How to Change the Location on Your iPhone
Your iPhone's location data touches almost everything — maps, weather, app permissions, Find My, and even region-specific content in streaming apps. Knowing how to change or manage that location, whether you want to share a different spot, stop apps from tracking you, or spoof your GPS for testing purposes, requires understanding that "changing location" on an iPhone actually means several different things depending on what you're trying to accomplish.
What "Changing Location" Actually Means on an iPhone
There are at least three distinct scenarios people mean when they ask this question:
- Adjusting location permissions — controlling which apps can see your real location, and when
- Changing your region or country settings — affecting the App Store, language, and content availability
- Spoofing GPS location — making apps believe you're physically somewhere you're not
Each of these works through a completely different mechanism, and the right approach depends entirely on your goal.
How to Control Which Apps Access Your Location
This is the most common need, and iOS makes it straightforward. Go to Settings → Privacy & Security → Location Services. From here you can:
- Toggle Location Services entirely on or off
- Set per-app permissions: Never, Ask Next Time, While Using the App, or Always
- Review which apps have requested Precise Location vs. just an approximate area
The Precise Location toggle is worth understanding. When enabled, an app gets your GPS-level coordinates. When disabled, iOS shares only a rough area — roughly a few miles — which is enough for weather apps but not turn-by-turn navigation. You can grant precise location to some apps and deny it to others independently.
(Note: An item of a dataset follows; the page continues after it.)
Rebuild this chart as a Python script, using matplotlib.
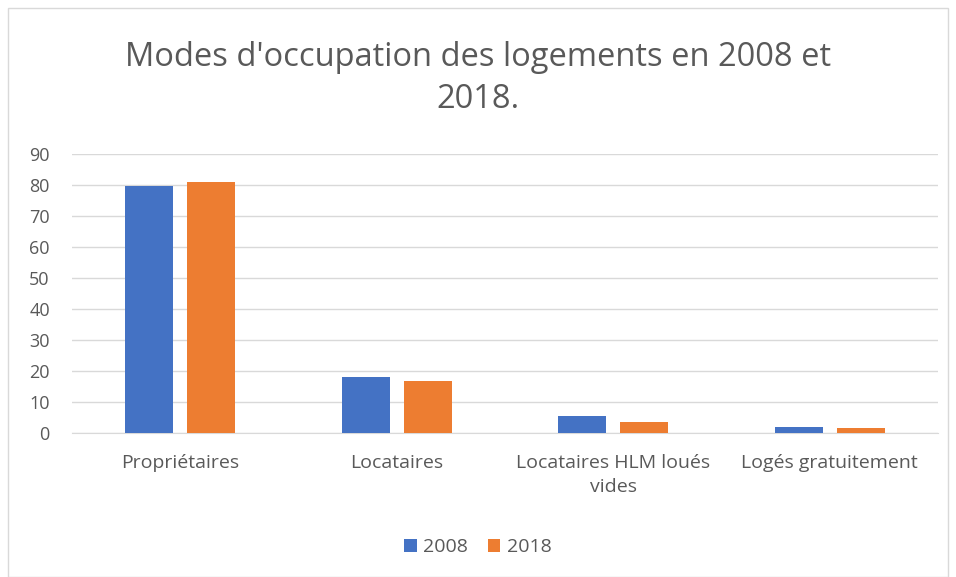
import matplotlib
matplotlib.use("Agg")
import matplotlib.pyplot as plt
import numpy as np
from matplotlib.patches import Rectangle

categories = ["Propriétaires", "Locataires", "Locataires HLM loués\nvides", "Logés gratuitement"]
series_names = ["2008", "2018"]
values_2008 = [79.6, 18.2, 5.4, 2.0]
values_2018 = [81.1, 16.8, 3.4, 1.7]
yticks = [0, 10, 20, 30, 40, 50, 60, 70, 80, 90]

plt.rcParams['font.family'] = ['Open Sans', 'DejaVu Sans']
W, H = 956, 577
fig = plt.figure(figsize=(W/100, H/100), dpi=100)
fig.patches.append(Rectangle((8/W, 0), (948-8)/W, (577-8)/H, transform=fig.transFigure,
                             fill=False, edgecolor='#d9d9d9', linewidth=1))
ax = fig.add_axes([72/W, 1-433/H, (938-72)/W, (433-154)/H])
x = np.arange(len(categories))
w = 0.222
off = 0.143
ax.bar(x - off, values_2008, w, color='#4472c4', label=series_names[0], zorder=3)
ax.bar(x + off, values_2018, w, color='#ed7d31', label=series_names[1], zorder=3)
ax.set_xlim(-0.5, 3.5)
ax.set_ylim(0, 90)
ax.set_yticks(yticks)
ax.yaxis.grid(True, color='#d9d9d9', linewidth=1, zorder=0)
for s in ['top', 'right', 'left']:
    ax.spines[s].set_visible(False)
ax.spines['bottom'].set_color('#d9d9d9')
ax.tick_params(axis='both', length=0, colors='#595959')
ax.tick_params(axis='y', labelsize=13, pad=16)
ax.tick_params(axis='x', labelsize=14, pad=15)
ax.set_xticks(x)
ax.set_xticklabels(categories, linespacing=1.45)
fig.text(0.5, 1-57/H, "Modes d'occupation des logements en 2008 et", ha='center', va='center',
         fontsize=23.5, color='#595959')
fig.text(0.5, 1-99/H, "2018.", ha='center', va='center', fontsize=23.5, color='#595959')
fig.legend(loc='center', bbox_to_anchor=(0.5, 1-547/H), ncol=2, frameon=False,
           fontsize=14, labelcolor='#595959', handlelength=0.65, handleheight=0.65,
           columnspacing=1.0, handletextpad=0.35)
fig.savefig("out.png", dpi=100)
📍 System Services (at the bottom of the Location Services list) controls background location uses by iOS itself — things like location-based Apple Ads, significant location changes, and HomeKit. Each can be toggled individually.
How to Change Your iPhone's Region or Country
If your goal is to access a different App Store catalog, change the language of your interface, or match your location to a country you've moved to, you're looking at region settings, not GPS.
Go to Settings → General → Language & Region to change your iPhone's display language, region format (date/time/currency style), and temperature units.
To change your App Store country, go to Settings → [Your Name] → Media & Purchases → View Account → Country/Region. This change has real consequences:
| What changes | What stays the same |
|---|---|
| Available apps and games | Apps already downloaded |
| Payment methods accepted | Active subscriptions (until renewal) |
| App pricing currency | Your Apple ID email |
| Regional content restrictions | iCloud storage plan (temporary) |
Switching regions requires a valid payment method in the new country and agreement to new terms of service. Subscriptions purchased in one region may not carry over cleanly.
How to Spoof or Fake Your GPS Location
This is where things get more technically complex. iOS does not include a built-in GPS spoofing feature — Apple intentionally restricts apps from overriding location data at the system level.
The main approaches people use include:
1. Using a computer-based tool Several third-party desktop applications (for both Mac and PC) can feed a fake GPS signal to your iPhone when it's connected via USB. These work by leveraging iOS developer mode or specific protocols. They vary in reliability, update frequency, and compatibility with newer iOS versions.
2. Developer Mode (for developers and testers) If you have Xcode installed on a Mac, you can use the Simulate Location feature to set your iPhone's GPS to any coordinate. This is intended for app testing and requires an Apple Developer account setup. It doesn't persist after disconnecting.
3. VPN (changes IP location, not GPS) A common misconception: a VPN changes your apparent IP address location, not your GPS coordinates. Apps that rely on GPS — like maps, dating apps, or location-based games — will still see your real physical location even with a VPN active. A VPN is useful for changing your apparent country for web browsing or streaming, but it doesn't fool GPS-dependent apps.
Variables That Affect Which Approach Works for You 🔧
The method that actually works depends on several factors:
- iOS version — Apple regularly patches methods that bypass location services. What worked on iOS 15 may not work on iOS 17 or later.
- Which app you're trying to affect — Some apps use multiple location signals (GPS, Wi-Fi triangulation, IP address, cell tower data) and cross-check them, making spoofing unreliable.
- Whether you need it to persist — Developer-mode location simulation stops when you disconnect. Some third-party tools maintain the fake location longer; others don't.
- Technical comfort level — Using Xcode assumes familiarity with developer tools. Consumer-facing desktop apps vary widely in quality and safety.
- Your reason — Adjusting app permissions requires no special tools. Changing your App Store region is a settings change with account consequences. GPS spoofing involves workarounds that Apple doesn't officially support.
Privacy and Security Considerations
Restricting location access — especially setting apps to While Using instead of Always — is a straightforward way to reduce passive data collection without any trade-offs in day-to-day use for most apps.
Spoofing your location carries its own risks: some apps detect inconsistent location signals and may flag or ban accounts. Third-party desktop tools that interface with your iPhone should be evaluated carefully, as they often require significant device trust permissions.
Your specific mix of goals — whether that's privacy, accessibility to regional content, or something else entirely — determines which of these paths is worth the trade-offs involved.